**Dataset**:

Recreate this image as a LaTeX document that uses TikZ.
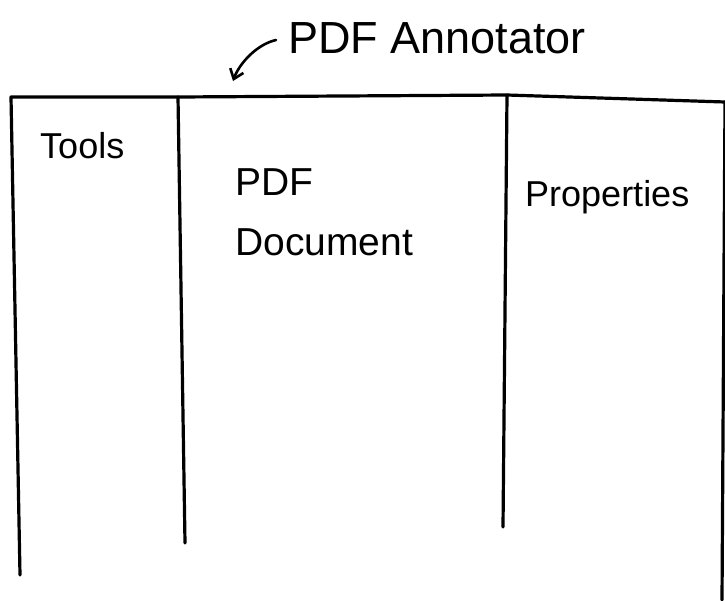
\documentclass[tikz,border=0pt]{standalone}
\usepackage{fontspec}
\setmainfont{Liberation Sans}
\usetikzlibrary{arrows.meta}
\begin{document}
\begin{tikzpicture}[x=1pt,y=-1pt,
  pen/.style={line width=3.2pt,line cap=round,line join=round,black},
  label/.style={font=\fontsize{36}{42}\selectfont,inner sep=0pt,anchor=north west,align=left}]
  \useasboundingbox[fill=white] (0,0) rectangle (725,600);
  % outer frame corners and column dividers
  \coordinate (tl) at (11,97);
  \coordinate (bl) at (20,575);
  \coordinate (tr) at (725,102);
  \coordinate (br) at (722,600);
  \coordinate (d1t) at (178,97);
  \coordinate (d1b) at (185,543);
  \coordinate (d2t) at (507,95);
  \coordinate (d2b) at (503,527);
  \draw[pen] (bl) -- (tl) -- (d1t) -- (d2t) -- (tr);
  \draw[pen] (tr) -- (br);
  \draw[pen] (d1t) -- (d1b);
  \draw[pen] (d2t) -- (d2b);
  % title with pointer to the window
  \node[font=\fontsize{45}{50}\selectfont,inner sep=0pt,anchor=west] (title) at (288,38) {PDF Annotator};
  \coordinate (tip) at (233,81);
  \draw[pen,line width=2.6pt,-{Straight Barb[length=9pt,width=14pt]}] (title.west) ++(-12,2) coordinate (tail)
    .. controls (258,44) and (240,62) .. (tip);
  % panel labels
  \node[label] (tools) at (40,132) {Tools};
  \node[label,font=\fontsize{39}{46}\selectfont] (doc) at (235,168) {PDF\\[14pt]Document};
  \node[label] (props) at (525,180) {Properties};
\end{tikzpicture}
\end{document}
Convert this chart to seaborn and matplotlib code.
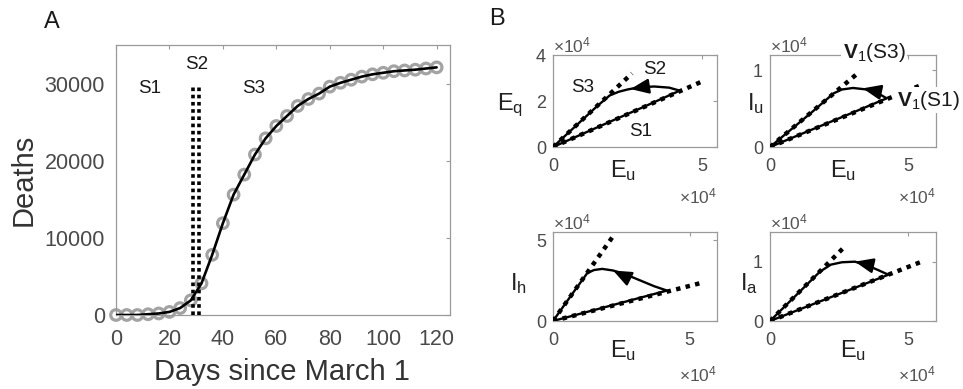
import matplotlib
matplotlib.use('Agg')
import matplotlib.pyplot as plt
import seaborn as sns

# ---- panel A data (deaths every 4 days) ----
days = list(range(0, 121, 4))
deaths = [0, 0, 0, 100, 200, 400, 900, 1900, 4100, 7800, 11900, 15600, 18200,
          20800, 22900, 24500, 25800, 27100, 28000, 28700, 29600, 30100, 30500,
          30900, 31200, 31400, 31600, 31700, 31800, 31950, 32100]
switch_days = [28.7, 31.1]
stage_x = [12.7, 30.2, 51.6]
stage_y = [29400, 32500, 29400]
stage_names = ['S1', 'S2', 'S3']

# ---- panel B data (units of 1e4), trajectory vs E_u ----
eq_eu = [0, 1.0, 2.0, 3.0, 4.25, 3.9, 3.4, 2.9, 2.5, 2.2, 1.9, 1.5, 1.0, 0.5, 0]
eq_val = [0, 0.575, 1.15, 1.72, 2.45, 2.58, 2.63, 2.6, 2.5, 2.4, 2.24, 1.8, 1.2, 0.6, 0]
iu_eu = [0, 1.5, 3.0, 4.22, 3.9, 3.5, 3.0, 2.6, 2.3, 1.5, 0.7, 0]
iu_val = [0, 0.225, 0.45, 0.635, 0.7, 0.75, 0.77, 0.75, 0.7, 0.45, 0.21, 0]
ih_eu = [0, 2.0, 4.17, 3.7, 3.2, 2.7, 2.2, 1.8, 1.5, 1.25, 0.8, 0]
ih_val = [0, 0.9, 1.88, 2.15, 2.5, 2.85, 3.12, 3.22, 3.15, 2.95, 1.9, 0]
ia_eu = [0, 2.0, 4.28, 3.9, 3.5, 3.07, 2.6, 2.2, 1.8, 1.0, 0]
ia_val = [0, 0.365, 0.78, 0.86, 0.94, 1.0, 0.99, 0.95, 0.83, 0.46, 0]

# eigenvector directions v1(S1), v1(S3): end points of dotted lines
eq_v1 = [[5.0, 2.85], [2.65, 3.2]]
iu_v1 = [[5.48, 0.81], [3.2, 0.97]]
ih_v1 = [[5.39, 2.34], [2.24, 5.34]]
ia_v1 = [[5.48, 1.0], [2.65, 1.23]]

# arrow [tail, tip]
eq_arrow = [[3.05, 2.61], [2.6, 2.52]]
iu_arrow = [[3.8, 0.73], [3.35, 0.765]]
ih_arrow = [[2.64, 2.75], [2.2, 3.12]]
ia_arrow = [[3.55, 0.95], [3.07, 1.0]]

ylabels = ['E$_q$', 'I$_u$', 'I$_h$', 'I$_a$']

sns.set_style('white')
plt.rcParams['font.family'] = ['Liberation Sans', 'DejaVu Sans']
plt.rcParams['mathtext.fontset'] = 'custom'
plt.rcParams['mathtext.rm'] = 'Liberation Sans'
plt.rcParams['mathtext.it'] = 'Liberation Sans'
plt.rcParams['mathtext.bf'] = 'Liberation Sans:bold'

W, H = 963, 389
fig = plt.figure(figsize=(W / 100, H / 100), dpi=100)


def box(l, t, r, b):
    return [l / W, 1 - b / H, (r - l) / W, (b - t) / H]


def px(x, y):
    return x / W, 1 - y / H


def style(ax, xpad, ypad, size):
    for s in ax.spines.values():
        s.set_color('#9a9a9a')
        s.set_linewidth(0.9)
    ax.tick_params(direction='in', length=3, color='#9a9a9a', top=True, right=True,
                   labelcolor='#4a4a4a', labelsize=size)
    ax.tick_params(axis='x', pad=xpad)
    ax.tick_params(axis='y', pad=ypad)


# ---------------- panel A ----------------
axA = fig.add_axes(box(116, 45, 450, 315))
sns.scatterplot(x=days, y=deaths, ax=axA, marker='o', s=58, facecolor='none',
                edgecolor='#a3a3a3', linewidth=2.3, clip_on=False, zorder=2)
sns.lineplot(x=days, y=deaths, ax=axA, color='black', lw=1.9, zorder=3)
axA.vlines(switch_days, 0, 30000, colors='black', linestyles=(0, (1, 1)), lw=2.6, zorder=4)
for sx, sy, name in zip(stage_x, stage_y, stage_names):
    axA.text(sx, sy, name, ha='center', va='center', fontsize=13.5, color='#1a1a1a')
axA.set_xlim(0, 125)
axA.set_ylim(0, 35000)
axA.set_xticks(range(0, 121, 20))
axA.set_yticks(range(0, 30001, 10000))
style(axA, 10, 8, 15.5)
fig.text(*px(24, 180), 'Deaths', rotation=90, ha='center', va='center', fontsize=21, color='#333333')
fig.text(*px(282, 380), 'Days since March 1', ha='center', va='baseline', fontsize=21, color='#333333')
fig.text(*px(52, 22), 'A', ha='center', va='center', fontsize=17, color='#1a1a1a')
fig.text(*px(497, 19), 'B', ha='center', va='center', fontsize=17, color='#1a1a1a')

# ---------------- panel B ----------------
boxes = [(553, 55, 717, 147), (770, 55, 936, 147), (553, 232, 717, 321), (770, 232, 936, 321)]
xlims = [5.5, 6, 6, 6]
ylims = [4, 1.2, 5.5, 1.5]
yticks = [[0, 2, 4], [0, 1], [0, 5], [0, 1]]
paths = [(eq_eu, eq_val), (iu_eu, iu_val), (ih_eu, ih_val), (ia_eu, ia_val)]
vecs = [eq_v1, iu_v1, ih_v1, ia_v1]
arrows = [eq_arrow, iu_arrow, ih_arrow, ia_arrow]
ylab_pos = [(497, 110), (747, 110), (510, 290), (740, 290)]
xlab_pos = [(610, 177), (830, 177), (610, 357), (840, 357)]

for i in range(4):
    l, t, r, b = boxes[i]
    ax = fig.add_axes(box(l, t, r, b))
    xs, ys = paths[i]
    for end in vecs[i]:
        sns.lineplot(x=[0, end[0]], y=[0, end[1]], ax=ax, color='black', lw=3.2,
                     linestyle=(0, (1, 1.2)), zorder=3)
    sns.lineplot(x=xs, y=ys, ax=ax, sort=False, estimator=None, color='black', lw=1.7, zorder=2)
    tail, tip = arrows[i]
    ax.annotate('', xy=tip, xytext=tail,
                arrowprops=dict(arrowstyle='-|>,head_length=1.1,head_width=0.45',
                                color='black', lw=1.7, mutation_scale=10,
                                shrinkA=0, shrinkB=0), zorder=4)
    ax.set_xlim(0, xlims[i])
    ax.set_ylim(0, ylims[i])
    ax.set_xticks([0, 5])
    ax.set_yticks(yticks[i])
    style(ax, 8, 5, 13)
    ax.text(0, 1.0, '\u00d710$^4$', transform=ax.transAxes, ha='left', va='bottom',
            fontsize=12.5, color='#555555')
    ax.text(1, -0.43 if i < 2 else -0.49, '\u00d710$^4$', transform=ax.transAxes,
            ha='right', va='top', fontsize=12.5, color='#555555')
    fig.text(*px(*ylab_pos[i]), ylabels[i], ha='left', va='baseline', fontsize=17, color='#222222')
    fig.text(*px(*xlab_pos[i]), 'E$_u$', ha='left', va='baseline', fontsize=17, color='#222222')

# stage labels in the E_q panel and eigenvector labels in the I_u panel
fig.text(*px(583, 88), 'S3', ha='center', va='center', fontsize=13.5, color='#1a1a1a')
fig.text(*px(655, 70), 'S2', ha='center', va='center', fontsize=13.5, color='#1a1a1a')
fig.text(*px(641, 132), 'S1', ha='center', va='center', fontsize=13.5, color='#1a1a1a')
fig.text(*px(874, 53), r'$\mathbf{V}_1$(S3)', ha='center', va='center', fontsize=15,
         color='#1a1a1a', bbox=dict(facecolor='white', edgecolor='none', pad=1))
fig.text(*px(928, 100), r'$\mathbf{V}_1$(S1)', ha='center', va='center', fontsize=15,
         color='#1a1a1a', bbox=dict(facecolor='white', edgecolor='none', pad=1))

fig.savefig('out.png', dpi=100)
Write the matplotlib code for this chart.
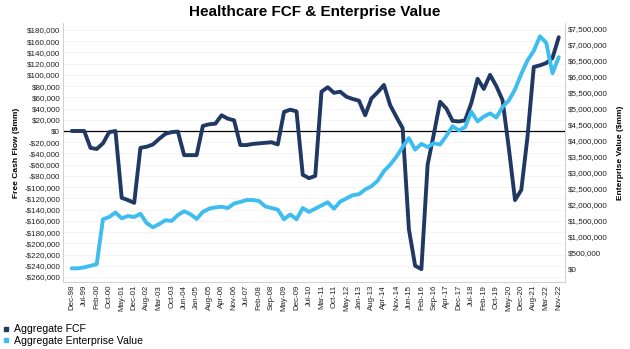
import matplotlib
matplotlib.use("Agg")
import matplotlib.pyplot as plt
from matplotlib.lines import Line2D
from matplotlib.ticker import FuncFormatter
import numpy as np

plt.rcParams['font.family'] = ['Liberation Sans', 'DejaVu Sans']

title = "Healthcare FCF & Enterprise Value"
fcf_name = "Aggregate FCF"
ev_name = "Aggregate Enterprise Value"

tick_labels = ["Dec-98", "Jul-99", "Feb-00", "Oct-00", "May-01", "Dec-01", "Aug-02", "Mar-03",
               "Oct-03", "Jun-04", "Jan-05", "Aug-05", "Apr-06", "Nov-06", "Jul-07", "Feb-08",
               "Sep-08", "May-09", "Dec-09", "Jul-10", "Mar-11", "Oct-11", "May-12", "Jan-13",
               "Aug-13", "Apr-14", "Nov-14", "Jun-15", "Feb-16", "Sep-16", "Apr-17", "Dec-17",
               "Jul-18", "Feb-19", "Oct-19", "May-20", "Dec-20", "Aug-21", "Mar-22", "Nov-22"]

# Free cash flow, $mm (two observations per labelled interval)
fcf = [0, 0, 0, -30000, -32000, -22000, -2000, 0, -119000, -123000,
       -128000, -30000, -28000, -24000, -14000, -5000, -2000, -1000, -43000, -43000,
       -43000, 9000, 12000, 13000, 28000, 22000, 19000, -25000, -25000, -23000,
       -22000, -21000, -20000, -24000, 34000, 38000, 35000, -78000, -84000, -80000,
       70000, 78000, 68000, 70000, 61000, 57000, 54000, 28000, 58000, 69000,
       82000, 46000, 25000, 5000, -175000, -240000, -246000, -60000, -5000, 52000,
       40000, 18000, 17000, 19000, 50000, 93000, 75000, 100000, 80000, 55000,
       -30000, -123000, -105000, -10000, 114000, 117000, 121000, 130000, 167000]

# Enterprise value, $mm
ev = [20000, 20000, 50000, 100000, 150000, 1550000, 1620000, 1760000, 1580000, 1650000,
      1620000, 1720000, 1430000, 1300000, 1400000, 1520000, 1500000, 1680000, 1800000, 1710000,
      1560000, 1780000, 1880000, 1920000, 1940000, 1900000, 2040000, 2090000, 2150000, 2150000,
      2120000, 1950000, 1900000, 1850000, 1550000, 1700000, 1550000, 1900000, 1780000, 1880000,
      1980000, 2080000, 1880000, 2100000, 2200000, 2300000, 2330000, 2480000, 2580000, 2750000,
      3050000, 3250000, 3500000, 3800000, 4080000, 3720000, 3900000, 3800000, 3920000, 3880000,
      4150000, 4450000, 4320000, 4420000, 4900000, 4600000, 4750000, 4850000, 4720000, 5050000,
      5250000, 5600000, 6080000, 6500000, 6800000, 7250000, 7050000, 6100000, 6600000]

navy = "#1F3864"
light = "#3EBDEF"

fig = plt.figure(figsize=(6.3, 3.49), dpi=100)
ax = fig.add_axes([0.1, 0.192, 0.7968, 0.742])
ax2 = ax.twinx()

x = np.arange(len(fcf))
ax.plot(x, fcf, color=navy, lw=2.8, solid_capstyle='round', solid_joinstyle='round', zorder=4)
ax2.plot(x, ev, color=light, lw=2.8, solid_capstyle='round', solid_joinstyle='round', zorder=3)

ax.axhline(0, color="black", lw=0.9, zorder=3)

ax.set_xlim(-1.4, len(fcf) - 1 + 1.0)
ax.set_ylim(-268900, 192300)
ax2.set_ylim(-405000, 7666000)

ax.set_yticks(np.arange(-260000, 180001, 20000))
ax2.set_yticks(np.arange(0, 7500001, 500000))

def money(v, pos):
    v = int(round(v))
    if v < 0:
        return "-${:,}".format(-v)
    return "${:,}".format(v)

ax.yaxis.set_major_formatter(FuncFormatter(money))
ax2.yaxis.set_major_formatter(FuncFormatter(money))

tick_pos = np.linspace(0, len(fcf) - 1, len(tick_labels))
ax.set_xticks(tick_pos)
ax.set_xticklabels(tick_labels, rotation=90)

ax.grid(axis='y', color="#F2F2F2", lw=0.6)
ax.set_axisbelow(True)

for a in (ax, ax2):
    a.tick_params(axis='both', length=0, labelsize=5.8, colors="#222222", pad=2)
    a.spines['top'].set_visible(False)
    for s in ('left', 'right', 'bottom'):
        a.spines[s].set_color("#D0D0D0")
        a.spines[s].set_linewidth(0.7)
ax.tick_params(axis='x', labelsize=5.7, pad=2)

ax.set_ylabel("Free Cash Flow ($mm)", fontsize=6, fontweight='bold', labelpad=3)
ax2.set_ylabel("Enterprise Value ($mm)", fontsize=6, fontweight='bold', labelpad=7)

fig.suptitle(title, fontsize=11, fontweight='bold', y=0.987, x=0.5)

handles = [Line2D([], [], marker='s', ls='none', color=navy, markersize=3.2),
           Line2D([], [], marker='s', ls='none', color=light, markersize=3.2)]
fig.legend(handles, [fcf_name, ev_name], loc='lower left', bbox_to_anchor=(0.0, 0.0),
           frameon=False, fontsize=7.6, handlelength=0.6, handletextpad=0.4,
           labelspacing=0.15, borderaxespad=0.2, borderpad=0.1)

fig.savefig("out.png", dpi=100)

**Work instructions**:
List the lines of the entries that include "chart".

**Full solution**:
Convert this chart to seaborn and matplotlib code.
Write the matplotlib code for this chart.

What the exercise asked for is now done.